What's involved in Data Integrity?

Data integrity within the context of information technology means maintaining and assuring the accuracy and completeness of data over its entire life-cycle. This means that data cannot be modified in an unauthorized or undetected manner. This is not the same as referential integrity in databases, although it can be viewed as a special case of consistency as understood in the classic ACID model of transaction processing.

Data integrity involves data security, which refers to the authorized access of data, but goes beyond access limitations by ensuring that the data itself stays intact and trustworthy. Data integrity includes the prevention of unauthorized access or alteration to data.

The integrity of data is threatened by changes in hardware devices, software programs, people, processes, and natural phenomena such as fire, flood, and earthquakes. The term has a slightly different meaning in fields like cryptography and data compression where it refers to the correctness of the result of a function or algorithm over its inputs.

Why is Data Integrity important?

The importance of data integrity increases as organizations generate, store and process more sensitive information about their customers, employees, supply chain and financials. In addition to maintaining consumer trust and minimizing liability, many companies must comply with strict industry regulations regarding data security and privacy.

Data integrity means that every piece of data in your system is trustworthy. It's accurate and consistent across different applications and places in the database. All parties who are working with the data involved are aware of the actions that they're taking to maintain data integrity.

The importance of data integrity is especially evident when you're first getting started with a project or process. When you begin working with data for the first time, you may not have any idea what questions to ask or what kinds of analyses to perform. It's tempting to just dive in. However, if the quality of your data isn't up to snuff, you can make a total mess out of your results, or not come up with any at all.

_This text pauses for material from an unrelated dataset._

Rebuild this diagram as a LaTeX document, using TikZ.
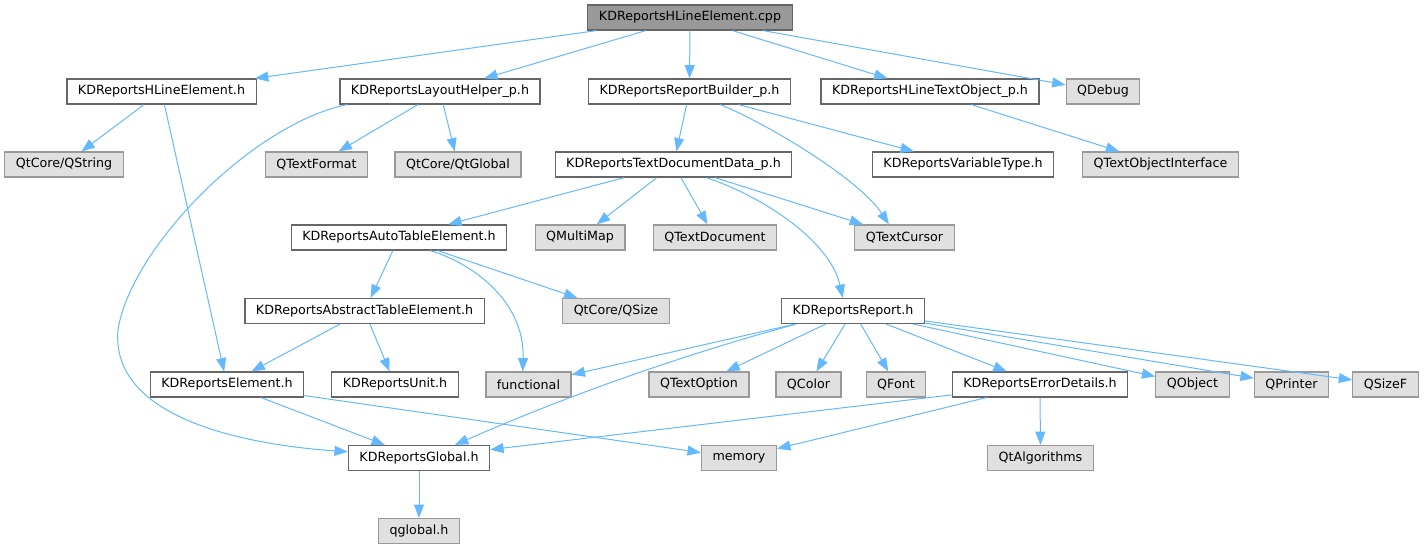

How to Maintain Data Integrity

  • Keep your team informed. This means that everyone on the data team and anyone outside of the team who is interacting with the data are fully aware of what practices to follow, how to correctly interact with the data, and what exactly the consequences are for each of their actions.
  • Create a process for backing up data. There are tools that will automatically back up your data at different check points. If someone were to make a change to the data that was incorrect or unauthorized, the change could easily be reversed and the data restored to what it was before the change was made.
  • Ensure there is a trail that can't be changed or altered. Closely related to backing up data, there are tools that will track every change and interaction made within your database or warehouse. This creates accountability and transparency with regards to who is interacting with your data, and how.
  • Control who has access to your data. Only those who are in the data organization and have accept the responsibilities of having full access to the data should be able to edit and change it. Those who need to be able to understand and access the data without editing should be given the permissions to do so.